WORK TO BE COMPLETED
Leave the pictures out. Retype exactly the lines below from the one containing "Reproduce this chart" through the one containing "plt.rcParams['font.family'] = ['Open", and no others.

RECORDS SUPPLIED
^^^^^^^^
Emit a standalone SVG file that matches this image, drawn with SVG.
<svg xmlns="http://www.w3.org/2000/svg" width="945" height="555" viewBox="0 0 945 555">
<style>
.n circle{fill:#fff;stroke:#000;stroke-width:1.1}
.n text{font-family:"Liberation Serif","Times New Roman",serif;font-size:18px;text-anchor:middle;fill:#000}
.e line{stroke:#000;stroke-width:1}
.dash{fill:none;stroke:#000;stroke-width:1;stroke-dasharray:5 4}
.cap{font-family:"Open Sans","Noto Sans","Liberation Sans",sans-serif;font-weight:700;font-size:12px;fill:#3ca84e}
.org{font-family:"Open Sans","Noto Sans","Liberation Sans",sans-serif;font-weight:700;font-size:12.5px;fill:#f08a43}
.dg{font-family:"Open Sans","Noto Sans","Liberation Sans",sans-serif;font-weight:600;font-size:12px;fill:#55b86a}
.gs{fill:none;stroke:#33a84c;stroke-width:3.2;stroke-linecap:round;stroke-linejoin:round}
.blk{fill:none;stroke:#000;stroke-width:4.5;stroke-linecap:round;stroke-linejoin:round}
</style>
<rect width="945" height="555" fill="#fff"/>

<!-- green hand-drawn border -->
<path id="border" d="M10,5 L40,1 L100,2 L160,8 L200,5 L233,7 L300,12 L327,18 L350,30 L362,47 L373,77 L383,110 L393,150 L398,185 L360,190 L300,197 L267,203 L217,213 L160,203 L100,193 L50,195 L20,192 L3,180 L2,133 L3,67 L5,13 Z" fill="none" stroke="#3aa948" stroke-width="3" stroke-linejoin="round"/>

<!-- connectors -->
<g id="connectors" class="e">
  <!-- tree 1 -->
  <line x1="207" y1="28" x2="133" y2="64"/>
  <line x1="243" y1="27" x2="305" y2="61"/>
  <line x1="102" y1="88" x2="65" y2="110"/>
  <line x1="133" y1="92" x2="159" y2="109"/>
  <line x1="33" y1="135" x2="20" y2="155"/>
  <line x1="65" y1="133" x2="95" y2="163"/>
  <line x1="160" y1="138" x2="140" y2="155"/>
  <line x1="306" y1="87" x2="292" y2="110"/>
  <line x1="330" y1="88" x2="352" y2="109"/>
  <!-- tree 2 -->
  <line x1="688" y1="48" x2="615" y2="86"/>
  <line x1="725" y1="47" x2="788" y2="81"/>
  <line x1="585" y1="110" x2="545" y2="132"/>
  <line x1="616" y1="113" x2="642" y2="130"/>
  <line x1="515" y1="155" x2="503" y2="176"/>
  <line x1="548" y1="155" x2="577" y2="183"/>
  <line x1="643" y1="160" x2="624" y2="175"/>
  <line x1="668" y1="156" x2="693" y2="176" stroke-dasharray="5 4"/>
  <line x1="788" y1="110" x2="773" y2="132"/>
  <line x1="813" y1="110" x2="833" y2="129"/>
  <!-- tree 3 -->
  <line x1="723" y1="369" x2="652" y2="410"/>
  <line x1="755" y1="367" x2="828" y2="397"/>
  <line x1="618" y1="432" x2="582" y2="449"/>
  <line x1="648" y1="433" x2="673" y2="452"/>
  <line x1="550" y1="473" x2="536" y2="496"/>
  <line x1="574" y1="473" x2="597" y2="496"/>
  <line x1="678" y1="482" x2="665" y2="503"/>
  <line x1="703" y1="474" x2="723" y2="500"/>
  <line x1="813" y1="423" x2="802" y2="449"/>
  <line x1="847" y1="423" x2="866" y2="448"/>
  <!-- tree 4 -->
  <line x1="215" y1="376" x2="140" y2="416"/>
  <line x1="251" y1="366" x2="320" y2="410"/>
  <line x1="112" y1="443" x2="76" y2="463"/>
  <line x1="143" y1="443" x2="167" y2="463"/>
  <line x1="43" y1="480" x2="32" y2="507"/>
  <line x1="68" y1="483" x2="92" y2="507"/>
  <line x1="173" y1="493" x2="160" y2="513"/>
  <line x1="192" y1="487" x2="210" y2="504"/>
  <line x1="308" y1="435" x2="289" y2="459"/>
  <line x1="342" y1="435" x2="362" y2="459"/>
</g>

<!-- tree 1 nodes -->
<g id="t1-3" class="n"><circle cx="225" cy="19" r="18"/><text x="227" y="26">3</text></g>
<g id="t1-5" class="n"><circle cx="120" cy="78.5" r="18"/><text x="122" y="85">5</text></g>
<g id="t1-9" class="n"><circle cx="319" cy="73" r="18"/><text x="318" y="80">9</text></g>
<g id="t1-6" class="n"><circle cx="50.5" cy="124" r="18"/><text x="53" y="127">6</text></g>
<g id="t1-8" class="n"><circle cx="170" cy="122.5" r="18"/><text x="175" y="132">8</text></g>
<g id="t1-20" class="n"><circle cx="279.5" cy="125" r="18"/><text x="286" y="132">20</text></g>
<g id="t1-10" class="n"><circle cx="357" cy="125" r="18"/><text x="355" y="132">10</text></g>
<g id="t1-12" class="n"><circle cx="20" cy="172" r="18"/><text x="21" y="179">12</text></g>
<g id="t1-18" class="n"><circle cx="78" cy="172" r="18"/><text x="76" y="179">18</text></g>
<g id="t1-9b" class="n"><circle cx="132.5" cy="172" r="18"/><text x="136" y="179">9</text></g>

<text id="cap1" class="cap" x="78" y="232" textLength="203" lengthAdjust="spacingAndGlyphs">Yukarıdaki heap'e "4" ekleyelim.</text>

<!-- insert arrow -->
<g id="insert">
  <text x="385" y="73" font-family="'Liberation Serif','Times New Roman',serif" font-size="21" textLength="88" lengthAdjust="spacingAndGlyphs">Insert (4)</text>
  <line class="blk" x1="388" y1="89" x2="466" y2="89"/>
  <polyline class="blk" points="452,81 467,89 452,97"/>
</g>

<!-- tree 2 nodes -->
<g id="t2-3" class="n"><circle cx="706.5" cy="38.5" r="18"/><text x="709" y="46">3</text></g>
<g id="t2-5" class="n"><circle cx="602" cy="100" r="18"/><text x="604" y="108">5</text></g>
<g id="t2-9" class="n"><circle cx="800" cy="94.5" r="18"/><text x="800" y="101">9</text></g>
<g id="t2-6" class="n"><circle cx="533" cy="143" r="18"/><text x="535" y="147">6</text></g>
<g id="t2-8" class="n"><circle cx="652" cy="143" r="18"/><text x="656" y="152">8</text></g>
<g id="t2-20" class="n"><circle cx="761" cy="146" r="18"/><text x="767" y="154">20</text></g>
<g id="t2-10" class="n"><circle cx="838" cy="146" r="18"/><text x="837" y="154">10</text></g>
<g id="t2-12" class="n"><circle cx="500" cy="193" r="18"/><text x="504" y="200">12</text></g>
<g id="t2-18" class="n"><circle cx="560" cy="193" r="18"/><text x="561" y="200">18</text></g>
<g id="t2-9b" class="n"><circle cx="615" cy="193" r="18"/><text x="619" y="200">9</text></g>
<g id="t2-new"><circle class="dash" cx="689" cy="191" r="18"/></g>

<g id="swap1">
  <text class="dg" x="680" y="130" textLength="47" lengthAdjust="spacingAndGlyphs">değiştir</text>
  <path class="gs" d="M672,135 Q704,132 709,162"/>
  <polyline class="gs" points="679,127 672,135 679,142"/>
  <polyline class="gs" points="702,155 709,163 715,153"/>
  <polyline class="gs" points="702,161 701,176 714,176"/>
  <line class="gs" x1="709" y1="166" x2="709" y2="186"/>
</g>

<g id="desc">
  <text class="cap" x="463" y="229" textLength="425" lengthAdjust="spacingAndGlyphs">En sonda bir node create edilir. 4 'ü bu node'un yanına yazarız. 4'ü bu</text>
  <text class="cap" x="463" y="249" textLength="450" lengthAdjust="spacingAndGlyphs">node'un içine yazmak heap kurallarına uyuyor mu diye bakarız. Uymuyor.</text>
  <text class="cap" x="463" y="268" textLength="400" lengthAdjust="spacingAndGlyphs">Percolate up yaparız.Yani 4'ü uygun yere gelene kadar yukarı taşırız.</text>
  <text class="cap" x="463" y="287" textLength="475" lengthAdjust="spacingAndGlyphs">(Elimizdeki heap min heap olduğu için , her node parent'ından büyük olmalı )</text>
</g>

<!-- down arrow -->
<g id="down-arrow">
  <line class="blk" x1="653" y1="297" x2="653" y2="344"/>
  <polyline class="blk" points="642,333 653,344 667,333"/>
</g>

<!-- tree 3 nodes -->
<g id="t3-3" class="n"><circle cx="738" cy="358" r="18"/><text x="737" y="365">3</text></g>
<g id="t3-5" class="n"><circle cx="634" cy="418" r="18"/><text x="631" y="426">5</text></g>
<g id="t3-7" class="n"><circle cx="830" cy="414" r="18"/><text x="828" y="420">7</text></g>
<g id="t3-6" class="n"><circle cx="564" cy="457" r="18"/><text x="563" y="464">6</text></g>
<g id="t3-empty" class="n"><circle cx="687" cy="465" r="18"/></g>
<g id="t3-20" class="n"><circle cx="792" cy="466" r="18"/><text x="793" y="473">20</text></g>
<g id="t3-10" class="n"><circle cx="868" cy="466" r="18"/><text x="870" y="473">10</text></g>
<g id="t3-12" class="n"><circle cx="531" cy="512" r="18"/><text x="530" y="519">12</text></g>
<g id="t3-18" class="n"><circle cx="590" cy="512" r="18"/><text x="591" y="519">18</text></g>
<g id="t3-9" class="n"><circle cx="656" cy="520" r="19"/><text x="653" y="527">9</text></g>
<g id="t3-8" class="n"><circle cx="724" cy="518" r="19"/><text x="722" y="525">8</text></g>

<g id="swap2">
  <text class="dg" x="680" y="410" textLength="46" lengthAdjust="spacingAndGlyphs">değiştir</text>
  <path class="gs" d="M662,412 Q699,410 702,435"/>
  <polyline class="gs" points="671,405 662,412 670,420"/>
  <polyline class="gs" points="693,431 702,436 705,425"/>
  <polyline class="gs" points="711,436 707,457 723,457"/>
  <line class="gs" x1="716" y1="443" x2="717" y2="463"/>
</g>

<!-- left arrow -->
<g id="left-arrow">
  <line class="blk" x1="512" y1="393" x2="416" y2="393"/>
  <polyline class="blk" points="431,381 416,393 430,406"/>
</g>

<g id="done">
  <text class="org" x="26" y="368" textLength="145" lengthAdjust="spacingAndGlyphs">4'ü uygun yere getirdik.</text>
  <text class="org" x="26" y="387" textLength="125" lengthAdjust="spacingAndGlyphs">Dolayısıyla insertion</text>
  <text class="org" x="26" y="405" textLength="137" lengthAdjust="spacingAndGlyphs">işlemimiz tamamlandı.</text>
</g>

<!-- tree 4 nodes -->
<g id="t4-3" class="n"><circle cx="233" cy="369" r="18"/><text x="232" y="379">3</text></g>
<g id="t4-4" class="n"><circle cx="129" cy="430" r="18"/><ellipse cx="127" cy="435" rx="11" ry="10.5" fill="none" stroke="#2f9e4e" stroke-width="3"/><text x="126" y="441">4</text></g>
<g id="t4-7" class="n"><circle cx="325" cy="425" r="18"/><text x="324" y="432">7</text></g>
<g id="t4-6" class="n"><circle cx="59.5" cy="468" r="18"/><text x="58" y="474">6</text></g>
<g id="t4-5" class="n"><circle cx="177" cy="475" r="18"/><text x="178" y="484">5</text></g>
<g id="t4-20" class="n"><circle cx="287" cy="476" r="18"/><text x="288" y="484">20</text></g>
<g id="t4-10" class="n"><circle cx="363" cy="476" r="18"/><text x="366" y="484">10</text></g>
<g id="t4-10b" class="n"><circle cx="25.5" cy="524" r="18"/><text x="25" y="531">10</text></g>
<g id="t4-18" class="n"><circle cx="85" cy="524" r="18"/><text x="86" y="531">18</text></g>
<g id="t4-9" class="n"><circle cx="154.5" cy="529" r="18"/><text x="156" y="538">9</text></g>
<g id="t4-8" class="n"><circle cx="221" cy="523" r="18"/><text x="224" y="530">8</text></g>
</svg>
^^^^^^^^
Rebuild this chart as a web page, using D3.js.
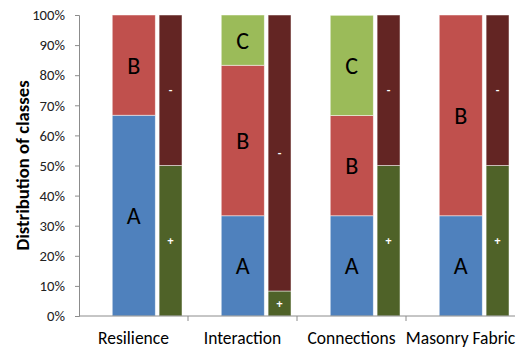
^^^^^^^^
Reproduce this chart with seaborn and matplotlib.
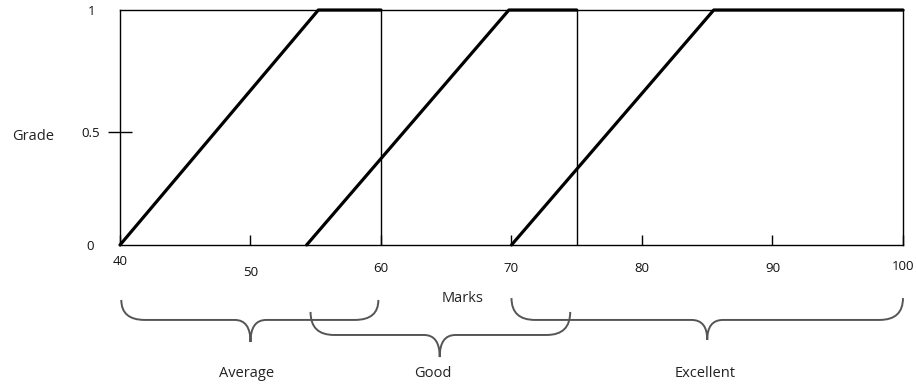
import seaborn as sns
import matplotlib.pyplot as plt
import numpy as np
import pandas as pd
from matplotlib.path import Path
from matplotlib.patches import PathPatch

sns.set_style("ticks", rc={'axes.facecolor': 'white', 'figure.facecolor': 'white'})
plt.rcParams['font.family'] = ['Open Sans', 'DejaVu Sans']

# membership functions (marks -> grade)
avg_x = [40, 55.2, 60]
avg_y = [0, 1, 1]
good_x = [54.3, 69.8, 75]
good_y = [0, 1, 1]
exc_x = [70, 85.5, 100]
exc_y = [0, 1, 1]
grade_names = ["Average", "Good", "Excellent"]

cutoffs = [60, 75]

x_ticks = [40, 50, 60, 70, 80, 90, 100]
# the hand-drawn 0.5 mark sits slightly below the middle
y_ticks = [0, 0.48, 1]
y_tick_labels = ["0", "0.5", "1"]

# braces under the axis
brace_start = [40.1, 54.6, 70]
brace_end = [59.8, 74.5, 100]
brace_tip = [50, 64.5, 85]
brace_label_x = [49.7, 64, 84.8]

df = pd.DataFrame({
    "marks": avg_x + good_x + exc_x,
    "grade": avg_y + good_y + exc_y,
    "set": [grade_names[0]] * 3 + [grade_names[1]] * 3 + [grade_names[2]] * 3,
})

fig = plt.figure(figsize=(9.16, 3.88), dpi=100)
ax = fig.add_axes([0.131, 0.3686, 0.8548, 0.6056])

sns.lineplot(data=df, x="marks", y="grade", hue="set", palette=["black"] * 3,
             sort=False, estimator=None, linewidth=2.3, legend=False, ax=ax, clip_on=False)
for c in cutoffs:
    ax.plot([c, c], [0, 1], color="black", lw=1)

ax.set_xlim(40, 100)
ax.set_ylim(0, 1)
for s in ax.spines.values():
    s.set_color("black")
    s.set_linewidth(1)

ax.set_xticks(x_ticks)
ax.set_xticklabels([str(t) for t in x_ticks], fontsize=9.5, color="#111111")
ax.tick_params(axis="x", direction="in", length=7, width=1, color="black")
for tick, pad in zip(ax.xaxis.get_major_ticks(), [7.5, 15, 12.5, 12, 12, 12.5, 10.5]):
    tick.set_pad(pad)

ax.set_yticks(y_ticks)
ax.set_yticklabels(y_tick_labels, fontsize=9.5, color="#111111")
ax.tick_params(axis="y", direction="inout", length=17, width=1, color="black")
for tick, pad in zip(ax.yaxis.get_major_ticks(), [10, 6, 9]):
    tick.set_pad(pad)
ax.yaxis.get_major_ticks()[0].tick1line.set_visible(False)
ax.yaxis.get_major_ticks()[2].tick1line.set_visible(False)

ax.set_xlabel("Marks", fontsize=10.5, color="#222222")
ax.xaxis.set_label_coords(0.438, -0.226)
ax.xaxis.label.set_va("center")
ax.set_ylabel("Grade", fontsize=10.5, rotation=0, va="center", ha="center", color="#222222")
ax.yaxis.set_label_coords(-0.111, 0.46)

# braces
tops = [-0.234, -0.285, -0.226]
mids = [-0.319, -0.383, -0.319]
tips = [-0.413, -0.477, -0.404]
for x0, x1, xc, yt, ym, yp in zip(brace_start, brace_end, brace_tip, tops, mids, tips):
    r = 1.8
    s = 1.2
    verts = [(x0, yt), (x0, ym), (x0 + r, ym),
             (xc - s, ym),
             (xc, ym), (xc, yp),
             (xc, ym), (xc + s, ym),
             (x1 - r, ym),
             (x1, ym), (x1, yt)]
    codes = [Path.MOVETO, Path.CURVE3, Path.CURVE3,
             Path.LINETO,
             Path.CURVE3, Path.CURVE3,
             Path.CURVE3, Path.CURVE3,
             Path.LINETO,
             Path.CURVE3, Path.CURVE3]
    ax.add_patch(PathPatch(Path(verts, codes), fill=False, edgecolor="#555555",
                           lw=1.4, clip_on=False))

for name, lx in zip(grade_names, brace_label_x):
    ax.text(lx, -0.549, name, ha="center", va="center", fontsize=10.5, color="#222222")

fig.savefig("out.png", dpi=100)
^^^^^^^^
FINISHED ANSWER
Reproduce this chart with seaborn and matplotlib.
import seaborn as sns
import matplotlib.pyplot as plt
import numpy as np
import pandas as pd
from matplotlib.path import Path
from matplotlib.patches import PathPatch

sns.set_style("ticks", rc={'axes.facecolor': 'white', 'figure.facecolor': 'white'})
plt.rcParams['font.family'] = ['Open Sans', 'DejaVu Sans']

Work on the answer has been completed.